__INSTRUCTIONS FOR THE TASK__: Everything in the listing except the pictures should be written out exactly.

═══ COLLECTED MATERIAL ═══

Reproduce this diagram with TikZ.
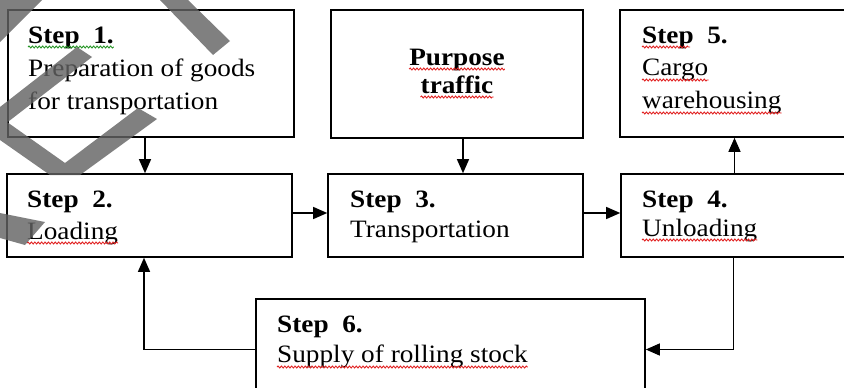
\documentclass[tikz,border=0pt]{standalone}
\usepackage{fontspec}
\setmainfont{Liberation Serif}[FakeStretch=1.09]
\usetikzlibrary{arrows.meta,decorations.pathmorphing}

\definecolor{wmgray}{RGB}{99,99,99}
\definecolor{spellred}{RGB}{225,35,35}
\definecolor{spellgreen}{RGB}{40,150,40}

\begin{document}
\begin{tikzpicture}[x=1pt,y=-1pt,
  box/.style={draw, line width=1.6pt, inner sep=0pt},
  arr/.style={draw, line width=1.3pt, -{Triangle[length=14pt,width=12pt]}},
  txt/.style={anchor=base west, inner sep=0pt, font=\fontsize{25}{30}\selectfont},
  ttl/.style={txt, font=\fontsize{25}{30}\selectfont\bfseries},
  ctitle/.style={anchor=base, inner sep=0pt, font=\fontsize{25}{30}\selectfont\bfseries},
  wavyred/.style={draw=spellred, line width=0.9pt, decorate,
    decoration={snake, amplitude=1pt, segment length=3.4pt}},
  wavygreen/.style={wavyred, draw=spellgreen},
  wmband/.style={fill=wmgray}
]
\useasboundingbox (0,0) rectangle (844,388);
\clip (0,0) rectangle (844,388);

% boxes
\node[box, minimum width=286pt, minimum height=127pt] (b1) at (151,73.5) {};
\node[box, minimum width=285pt, minimum height=83pt]  (b2) at (149.5,215.5) {};
\node[box, minimum width=252pt, minimum height=128pt] (bp) at (457,74) {};
\node[box, minimum width=255pt, minimum height=83pt]  (b3) at (455.5,215.5) {};
\node[box, minimum width=242pt, minimum height=127pt] (b5) at (741,73.5) {};
\node[box, minimum width=241pt, minimum height=83pt]  (b4) at (741.5,215.5) {};
\node[box, minimum width=389pt, minimum height=101pt] (b6) at (450.5,349.5) {};

% texts
\node[ttl] (s1) at (28,43) {Step~~1.};
\node[txt] (l1a) at (28,76) {Preparation of goods};
\node[txt] (l1b) at (28,109) {for transportation};

\node[ttl] (s2) at (27,207) {Step~~2.};
\node[txt] (l2) at (27,239) {Loading};

\node[ctitle] (p1) at (457,65) {Purpose};
\node[ctitle] (p2) at (457,93) {traffic};

\node[ttl] (s3) at (350,207) {Step~~3.};
\node[txt] (l3) at (350,237) {Transportation};

\node[ttl] (s5) at (642,43) {Step~~5.};
\node[txt] (l5a) at (642,75) {Cargo};
\node[txt] (l5b) at (642,108) {warehousing};

\node[ttl] (s4) at (642,207) {Step~~4.};
\node[txt] (l4) at (642,236) {Unloading};

\node[ttl] (s6) at (277,332) {Step~~6.};
\node[txt] (l6) at (277,362) {Supply of rolling stock};

% spelling marks
\draw[wavygreen] ([yshift=-4pt]s1.base west) -- ([yshift=-4pt]s1.base east);
\draw[wavyred] ([yshift=-4pt]l2.base west) -- ([yshift=-4pt]l2.base east);
\draw[wavyred] ([yshift=-4pt]p1.base west) -- ([yshift=-4pt]p1.base east);
\draw[wavyred] ([yshift=-4pt]p2.base west) -- ([yshift=-4pt]p2.base east);
\draw[wavyred] ([yshift=-4pt]s5.base west) -- ([xshift=48pt,yshift=-4pt]s5.base west);
\draw[wavyred] ([yshift=-5pt]l5a.base west) -- ([yshift=-5pt]l5a.base east);
\draw[wavyred] ([yshift=-5pt]l5b.base west) -- ([yshift=-5pt]l5b.base east);
\draw[wavyred] ([yshift=-4pt]l4.base west) -- ([yshift=-4pt]l4.base east);
\draw[wavyred] ([yshift=-5pt]l6.base west) -- ([yshift=-5pt]l6.base east);

% connectors
\draw[arr] ([xshift=-6pt]b1.south) -- ([xshift=-4.5pt]b2.north);
\draw[arr] ([xshift=6pt]bp.south) -- ([xshift=7.5pt]b3.north);
\draw[arr] ([yshift=2.5pt]b2.east) -- ([yshift=2.5pt]b3.west);
\draw[arr] ([yshift=2.5pt]b3.east) -- ([yshift=2.5pt]b4.west);
\draw[arr] ([xshift=-7pt]b4.north) -- ([xshift=-6.5pt]b5.south);
\draw[arr] ([xshift=-8pt]b4.south) |- (b6.east);
\draw[arr] (b6.west) -| ([xshift=-5.5pt]b2.south);

% overlay bands
\begin{scope}[transparency group, opacity=0.81]
\fill[wmband] (0,0) -- (42,0) -- (0,42) -- cycle;
\fill[wmband] (160,0) -- (188,0) -- (230,41) -- (213,55) -- cycle;
\fill[wmband] (77,47) -- (92,57) -- (0,128) -- (0,107) -- cycle;
\fill[wmband] (0,117) -- (65,163) -- (138,108) -- (157,119) -- (80,175)
  -- (50,175) -- (0,140) -- cycle;
\fill[wmband] (0,213) -- (45,222) -- (25,245) -- (0,238) -- cycle;
\end{scope}
\end{tikzpicture}
\end{document}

═══

__SOLUTION TO THIS PROBLEM__:
Reproduce this diagram with TikZ.
\documentclass[tikz,border=0pt]{standalone}
\usepackage{fontspec}
\setmainfont{Liberation Serif}[FakeStretch=1.09]
\usetikzlibrary{arrows.meta,decorations.pathmorphing}

\definecolor{wmgray}{RGB}{99,99,99}
\definecolor{spellred}{RGB}{225,35,35}
\definecolor{spellgreen}{RGB}{40,150,40}

\begin{document}
\begin{tikzpicture}[x=1pt,y=-1pt,
  box/.style={draw, line width=1.6pt, inner sep=0pt},
  arr/.style={draw, line width=1.3pt, -{Triangle[length=14pt,width=12pt]}},
  txt/.style={anchor=base west, inner sep=0pt, font=\fontsize{25}{30}\selectfont},
  ttl/.style={txt, font=\fontsize{25}{30}\selectfont\bfseries},
  ctitle/.style={anchor=base, inner sep=0pt, font=\fontsize{25}{30}\selectfont\bfseries},
  wavyred/.style={draw=spellred, line width=0.9pt, decorate,
    decoration={snake, amplitude=1pt, segment length=3.4pt}},
  wavygreen/.style={wavyred, draw=spellgreen},
  wmband/.style={fill=wmgray}
]
\useasboundingbox (0,0) rectangle (844,388);
\clip (0,0) rectangle (844,388);

% boxes
\node[box, minimum width=286pt, minimum height=127pt] (b1) at (151,73.5) {};
\node[box, minimum width=285pt, minimum height=83pt]  (b2) at (149.5,215.5) {};
\node[box, minimum width=252pt, minimum height=128pt] (bp) at (457,74) {};
\node[box, minimum width=255pt, minimum height=83pt]  (b3) at (455.5,215.5) {};
\node[box, minimum width=242pt, minimum height=127pt] (b5) at (741,73.5) {};
\node[box, minimum width=241pt, minimum height=83pt]  (b4) at (741.5,215.5) {};
\node[box, minimum width=389pt, minimum height=101pt] (b6) at (450.5,349.5) {};

% texts
\node[ttl] (s1) at (28,43) {Step~~1.};
\node[txt] (l1a) at (28,76) {Preparation of goods};
\node[txt] (l1b) at (28,109) {for transportation};

\node[ttl] (s2) at (27,207) {Step~~2.};
\node[txt] (l2) at (27,239) {Loading};

\node[ctitle] (p1) at (457,65) {Purpose};
\node[ctitle] (p2) at (457,93) {traffic};

\node[ttl] (s3) at (350,207) {Step~~3.};
\node[txt] (l3) at (350,237) {Transportation};

\node[ttl] (s5) at (642,43) {Step~~5.};
\node[txt] (l5a) at (642,75) {Cargo};
\node[txt] (l5b) at (642,108) {warehousing};

\node[ttl] (s4) at (642,207) {Step~~4.};
\node[txt] (l4) at (642,236) {Unloading};

\node[ttl] (s6) at (277,332) {Step~~6.};
\node[txt] (l6) at (277,362) {Supply of rolling stock};

% spelling marks
\draw[wavygreen] ([yshift=-4pt]s1.base west) -- ([yshift=-4pt]s1.base east);
\draw[wavyred] ([yshift=-4pt]l2.base west) -- ([yshift=-4pt]l2.base east);
\draw[wavyred] ([yshift=-4pt]p1.base west) -- ([yshift=-4pt]p1.base east);
\draw[wavyred] ([yshift=-4pt]p2.base west) -- ([yshift=-4pt]p2.base east);
\draw[wavyred] ([yshift=-4pt]s5.base west) -- ([xshift=48pt,yshift=-4pt]s5.base west);
\draw[wavyred] ([yshift=-5pt]l5a.base west) -- ([yshift=-5pt]l5a.base east);
\draw[wavyred] ([yshift=-5pt]l5b.base west) -- ([yshift=-5pt]l5b.base east);
\draw[wavyred] ([yshift=-4pt]l4.base west) -- ([yshift=-4pt]l4.base east);
\draw[wavyred] ([yshift=-5pt]l6.base west) -- ([yshift=-5pt]l6.base east);

% connectors
\draw[arr] ([xshift=-6pt]b1.south) -- ([xshift=-4.5pt]b2.north);
\draw[arr] ([xshift=6pt]bp.south) -- ([xshift=7.5pt]b3.north);
\draw[arr] ([yshift=2.5pt]b2.east) -- ([yshift=2.5pt]b3.west);
\draw[arr] ([yshift=2.5pt]b3.east) -- ([yshift=2.5pt]b4.west);
\draw[arr] ([xshift=-7pt]b4.north) -- ([xshift=-6.5pt]b5.south);
\draw[arr] ([xshift=-8pt]b4.south) |- (b6.east);
\draw[arr] (b6.west) -| ([xshift=-5.5pt]b2.south);

% overlay bands
\begin{scope}[transparency group, opacity=0.81]
\fill[wmband] (0,0) -- (42,0) -- (0,42) -- cycle;
\fill[wmband] (160,0) -- (188,0) -- (230,41) -- (213,55) -- cycle;
\fill[wmband] (77,47) -- (92,57) -- (0,128) -- (0,107) -- cycle;
\fill[wmband] (0,117) -- (65,163) -- (138,108) -- (157,119) -- (80,175)
  -- (50,175) -- (0,140) -- cycle;
\fill[wmband] (0,213) -- (45,222) -- (25,245) -- (0,238) -- cycle;
\end{scope}
\end{tikzpicture}
\end{document}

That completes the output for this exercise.